Boasting immense potential, Powell can be what Andre Russell should have been for the West Indies, provided they persist with him.
#3 Nicholas Pooran
Another exciting find, the Trinidad and Tobago wicket-keeper batsman, Nicholas Pooran, shot into the limelight in the 2014 Under-19 World Cup where he made 303 runs in six games aside from doubling up as the team's vice-captain and primary wicket-keeper.
His Caribbean Premier League debut was a fairy tale story as he smashed a 24 ball 54.
Although Pooran made his T20 debut shortly after that in September, 2016, he remains on the fringes even now. He was bought by the Mumbai Indians franchise in IPL 2017, but did not get a game.

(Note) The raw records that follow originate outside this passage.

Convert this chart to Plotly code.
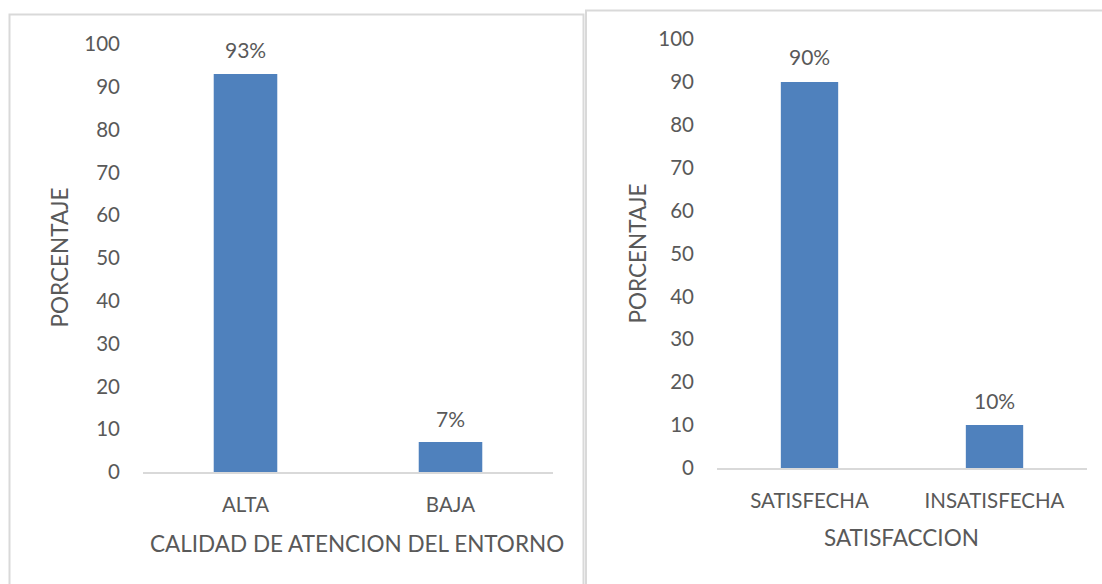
import plotly.graph_objects as go

# Data
cats_left = ["ALTA", "BAJA"]
vals_left = [93, 7]
cats_right = ["SATISFECHA", "INSATISFECHA"]
vals_right = [90, 10]
y_ticks = [0, 10, 20, 30, 40, 50, 60, 70, 80, 90, 100]

W, H = 1102, 584
FONT = "Lato"
TXT = "#595959"
BAR = "#4f81bd"

def px_x(p):
    return p / W

def px_y(p):
    return 1 - p / H

fig = go.Figure()
fig.add_trace(go.Bar(x=cats_left, y=vals_left, marker=dict(color=BAR, line=dict(width=0)),
                     xaxis="x", yaxis="y", showlegend=False, hoverinfo="skip"))
fig.add_trace(go.Bar(x=cats_right, y=vals_right, marker=dict(color=BAR, line=dict(width=0)),
                     xaxis="x2", yaxis="y2", showlegend=False, hoverinfo="skip"))

tickfont = dict(family=FONT, size=20.5, color=TXT)
xax = dict(showgrid=False, showline=True, linecolor="#d9d9d9", linewidth=1.5, ticks="",
           tickfont=tickfont, ticklabelstandoff=14, fixedrange=True, automargin=False)
yax = dict(showgrid=False, showline=False, zeroline=False, range=[0, 100], tickvals=y_ticks,
           tickfont=tickfont, ticks="", ticklabelstandoff=22, fixedrange=True, automargin=False)

fig.update_layout(
    template="none",
    width=W, height=H,
    margin=dict(l=0, r=0, t=0, b=0, pad=0, autoexpand=False),
    paper_bgcolor="white", plot_bgcolor="white",
    bargap=0.69,
    xaxis=dict(xax, domain=[px_x(143), px_x(553)], anchor="y"),
    yaxis=dict(yax, domain=[px_y(472), px_y(44)], anchor="x"),
    xaxis2=dict(xax, domain=[px_x(717), px_x(1087)], anchor="y2"),
    yaxis2=dict(yax, domain=[px_y(468), px_y(39)], anchor="x2"),
)

labelfont = dict(family=FONT, size=21, color=TXT)
annos = []
for c, v in zip(cats_left, vals_left):
    annos.append(dict(x=c, y=v, xref="x", yref="y", text=f"{v}%", showarrow=False,
                      yanchor="middle", yshift=24, font=labelfont))
for c, v in zip(cats_right, vals_right):
    annos.append(dict(x=c, y=v, xref="x2", yref="y2", text=f"{v}%", showarrow=False,
                      yanchor="middle", yshift=25, font=labelfont))

titlefont = dict(family=FONT, size=22.5, color=TXT)
annos += [
    dict(x=px_x(357), y=px_y(543), xref="paper", yref="paper", text="CALIDAD DE ATENCION DEL ENTORNO",
         showarrow=False, font=titlefont, xanchor="center", yanchor="middle"),
    dict(x=px_x(901), y=px_y(537), xref="paper", yref="paper", text="SATISFACCION",
         showarrow=False, font=titlefont, xanchor="center", yanchor="middle"),
    dict(x=px_x(59), y=px_y(257.5), xref="paper", yref="paper", text="PORCENTAJE", textangle=-90,
         showarrow=False, font=titlefont, xanchor="center", yanchor="middle"),
    dict(x=px_x(637), y=px_y(253.5), xref="paper", yref="paper", text="PORCENTAJE", textangle=-90,
         showarrow=False, font=titlefont, xanchor="center", yanchor="middle"),
]
fig.update_layout(annotations=annos)

border = dict(color="#d9d9d9", width=2)
fig.update_layout(shapes=[
    dict(type="rect", xref="paper", yref="paper", x0=px_x(9.5), x1=px_x(583.5),
         y0=-0.1, y1=px_y(14.5), line=border),
    dict(type="rect", xref="paper", yref="paper", x0=px_x(586), x1=1.1,
         y0=-0.1, y1=px_y(10.5), line=border),
])

fig.write_html("out.html")
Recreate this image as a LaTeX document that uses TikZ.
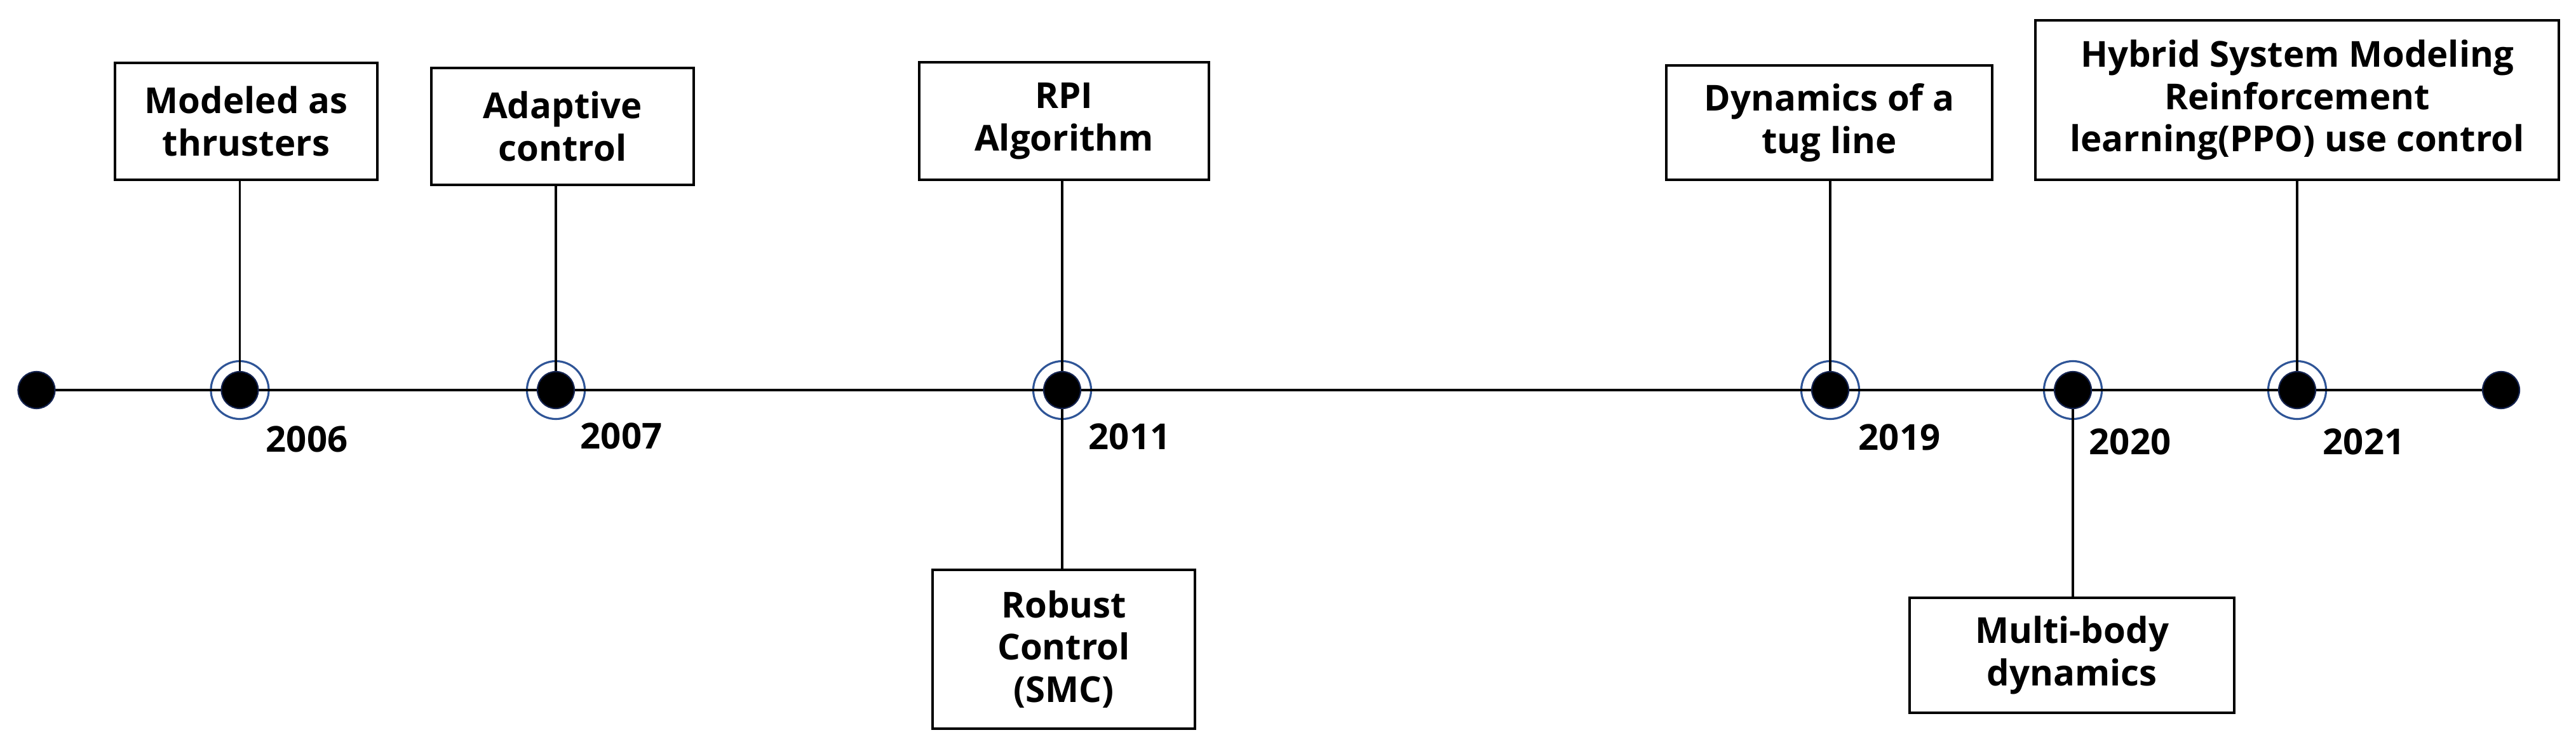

Composure and temperament are two of Pooran's biggest qualities that would serve West Indies cricket well in these dire times.
#2 Shannon Gabriel
Broad chested and muscular, Shannon Gabriel is the fast bowler West Indies have dreamt of since the 90s. A skiddy bowler, Gabriel has shone for the Windies across formats in the past one year. He has formed a potent opening bowling partnership with Holder. Add in Alzarri Joseph and Miguel Cummins and the West Indian fast bowling resources do not seem so dry.
He was a vital factor in West Indies' series-levelling win against Pakistan in Abu Dhabi recently, taking a five-wicket haul that triggered a collapse. Gabriel has also been influential in ODIs, making a profound mark during the Tri-Series involving South Africa, Australia and West Indies in the Caribbean.
He troubled Hashim Amla, AB de Villiers, and Steven Smith among others in a splendid display of fast bowling. The kids in the Caribbean now have a fast bowler to model themselves on.
#1 Roston Chase
Roston Chase is the firefighter in the West Indian Test team and has shown serious maturity and temperament in crunch games for the nation. A classic all-rounder in the mold of Carl Hooper, Chase puts a price on his wicket and has a reputation for making runs when it matters.
Amidst the see-and-hit batsmen in the West Indian line-up, Chase is a rare diamond and one worth preserving. He has bailed the Windies out of trouble on several occasions in the last two years and is the mainstay of their Test line-up. His composed style of batting should blend in well with the swashbuckling batters in the ODI side too. The right-hand batsman is also a handy off-spinner and has a five-wicket haul against India in Tests.